– Кого? – спросил Перегринус в глубочайшем изумлении. – Какого пленника? Кто может быть у меня в плену?

– Да, – продолжала незнакомка, схватив руку Перегрина и нежно прижав её к своей груди, – да, я верю, что только великая, благородная душа может отказаться от выгод, которые посланы ей милостивою судьбою, правда также и то, что вы, выдав пленника, лишаете себя многого, чего вам легко было бы достигнуть – но! – подумайте, Перегрин, ведь вся участь Алины, вся её жизнь зависит от обладания этим пленником, ведь…

– Если вы не хотите, – перебил её Перегринус, – если вы не хотите, мой ангел, чтобы я принял всё это за лихорадочный бред или чтобы я помешался тут же, на месте, то скажите же мне, о ком вы изволите говорить, о каком пленнике?

– Как, – возразила дама, – Перегрин, я вас не понимаю, уж не хотите ли вы отрицать, что он действительно попался к вам в плен… Ведь я же присутствовала, когда он, в то время как вы покупали охоту…

– Кто, – вне себя закричал Перегрин, – кто это – он? Первый раз в жизни вижу я вас, сударыня, кто – вы? Кто – этот он?

Но тут подавленная горем незнакомка упала к ногам Перегрина и возопила, заливаясь горючими слезами:

– Перегрин, будь человечен, будь милосерд, отдай мне его! Отдай мне его!

А господин Перегринус кричал, перебивая её:

– Я сойду с ума – я помешаюсь!

Внезапно незнакомка вскочила. Она казалась теперь гораздо выше, глаза её метали молнии, губы дрожали.

– А, варвар! – воскликнула она в исступлении. – Ты лишён сердца – ты неумолим – ты хочешь моей смерти, моей погибели – ты не отдаёшь мне его! Нет – никогда – никогда – о я несчастная – я погибла – погибла. – И она бросилась вон из комнаты, и Перегрин слышал, как она сбегала по лестнице и её пронзительные вопли раздавались по всему дому, пока внизу громко не хлопнула дверь.

Тогда воцарилась мёртвая тишина, как в могиле.

Приключение второе

Укротитель блох. – Печальная судьба принцессы Гамахеи в Фамагусте. – Неловкость гения Тетеля и примечательные микроскопические опыты и развлечения. – Прекрасная голландка и странное приключение молодого Георга Пепуша, бывшего йенского студента.


В то время во Франкфурте находился человек, занимавшийся престранным искусством. Его называли укротителем блох на том основании, что ему удалось, разумеется не без затраты величайшего труда и усилий, приобщить этих маленьких зверьков культуре и обучить их разным ловким штукам.

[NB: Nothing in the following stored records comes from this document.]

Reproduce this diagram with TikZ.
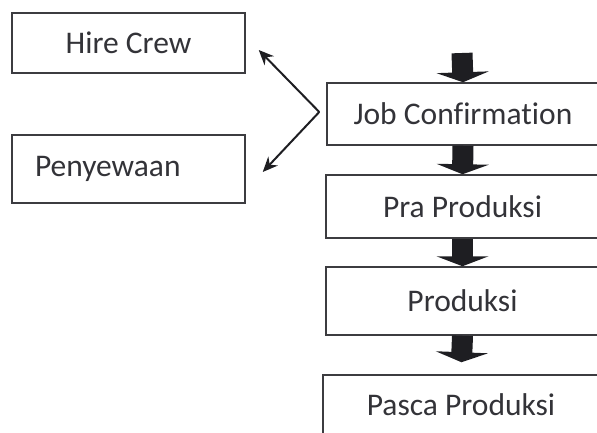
\documentclass[tikz,border=0pt]{standalone}
\usepackage{fontspec}
\setmainfont[Ligatures=NoCommon]{Carlito}
\usetikzlibrary{arrows.meta,calc}
\definecolor{ink}{HTML}{333338}
\definecolor{edge}{HTML}{3C3C40}
\definecolor{blk}{HTML}{1E1E22}
\tikzset{
  box/.style={draw=edge, line width=1.5pt, text=ink, inner sep=0pt,
    font=\fontsize{31.5}{36}\selectfont},
  thin arrow/.style={draw=blk, line width=2pt, -{Stealth[length=15pt,width=13pt]}},
  block arrow/.style={draw=blk, line width=21pt, -{Triangle[length=10pt,width=52pt]}}
}
\begin{document}
\begin{tikzpicture}[x=1pt,y=-1pt]
\useasboundingbox (0,0) rectangle (597,433);
\clip (0,0) rectangle (597,433);
\node[box, minimum width=233pt, minimum height=60pt] (hc) at (128.5,43) {Hire Crew};
\node[box, text width=187pt, inner xsep=23pt, align=left, minimum height=68pt] (pw) at (128.5,169) {Penyewaan};
\node[box, minimum width=272pt, minimum height=62pt] (jc) at (463,114) {Job Confirmation};
\node[box, minimum width=273pt, minimum height=63pt] (pra) at (462.5,206.5) {Pra Produksi};
\node[box, minimum width=273pt, minimum height=68pt] (prod) at (462.5,301) {Produksi};
\node[box, minimum width=276pt, minimum height=60pt] (pasca) at (461,405) {Pasca Produksi};
% connectors
\coordinate (top) at (462,53);
\coordinate (v) at ($(jc.west)+(-7,-2)$);
\coordinate (hcT) at ($(hc.east)+(13,7)$);
\coordinate (pwT) at ($(pw.east)+(17,3)$);
\draw[thin arrow] (v) -- (hcT);
\draw[thin arrow] (v) -- (pwT);
\draw[block arrow] (top) -- (jc.north);
\draw[block arrow] (jc.south) -- (pra.north);
\draw[block arrow] (pra.south) -- (prod.north);
\draw[block arrow, shorten >=12pt] (prod.south) -- (pasca.north);
\end{tikzpicture}
\end{document}
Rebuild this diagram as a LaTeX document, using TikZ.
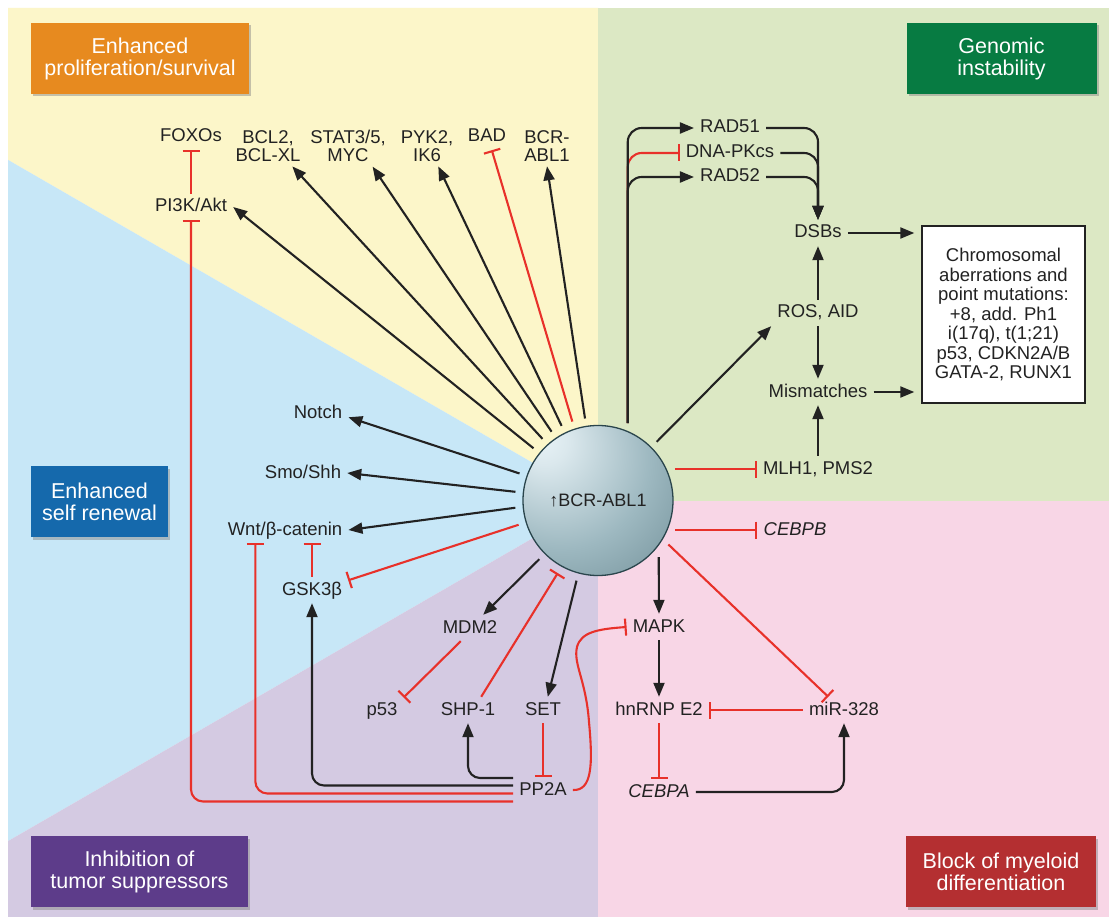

С великим изумлением зрители наблюдали, как на гладко отполированном беломраморном столе блохи возили маленькие пушки, пороховые ящики, обозные фургоны, другие же прыгали подле с ружьями на плече, с патронташами за спиной, с саблями на боку. По команде укротителя выполняли они труднейшие эволюции, и всё это казалось и веселей и живей, чем у настоящих больших солдат, потому что маршировка состояла в изящных антраша и прыжках, а повороты налево-направо – в ласкающих глаз пируэтах. Всё войско обладало удивительным апломбом, а полководец казался в то же время и искусным балетмейстером. Но, пожалуй, ещё красивее и удивительнее были маленькие золотые кареты с упряжкой в четыре, шесть и восемь блох. Кучерами и лакеями были еле заметные для глаза золотые жучки, а что сидело внутри карет, того нельзя было и различить.

Невольно вспоминался при этом экипаж феи Маб, который славный Меркуцио у Шекспира в «Ромео и Юлии» так прекрасно описывает, что можно заподозрить, не катался ли этот экипаж не раз по его собственному носу.

Но только при обозрении стола в хорошую лупу искусство укротителя блох обнаруживалось в полной мере. Тогда только изумлённому зрителю открывалась вся роскошь и изящество упряжи, тонкая отделка оружия, блеск и чистота мундиров. Казалось совершенно непостижимым, какими инструментами пользовался укротитель блох, чтобы с такой чистотой и пропорциональностью изготовить некоторые мелкие подробности, как, например, шпоры, пуговицы и так далее, и рядом с этим казалась уже сущим пустяком мастерская работа портного, состоявшая ни много ни мало в том, чтобы сшить для блох по паре рейтуз в обтяжку, – причём труднейшей задачей была, конечно, примерка.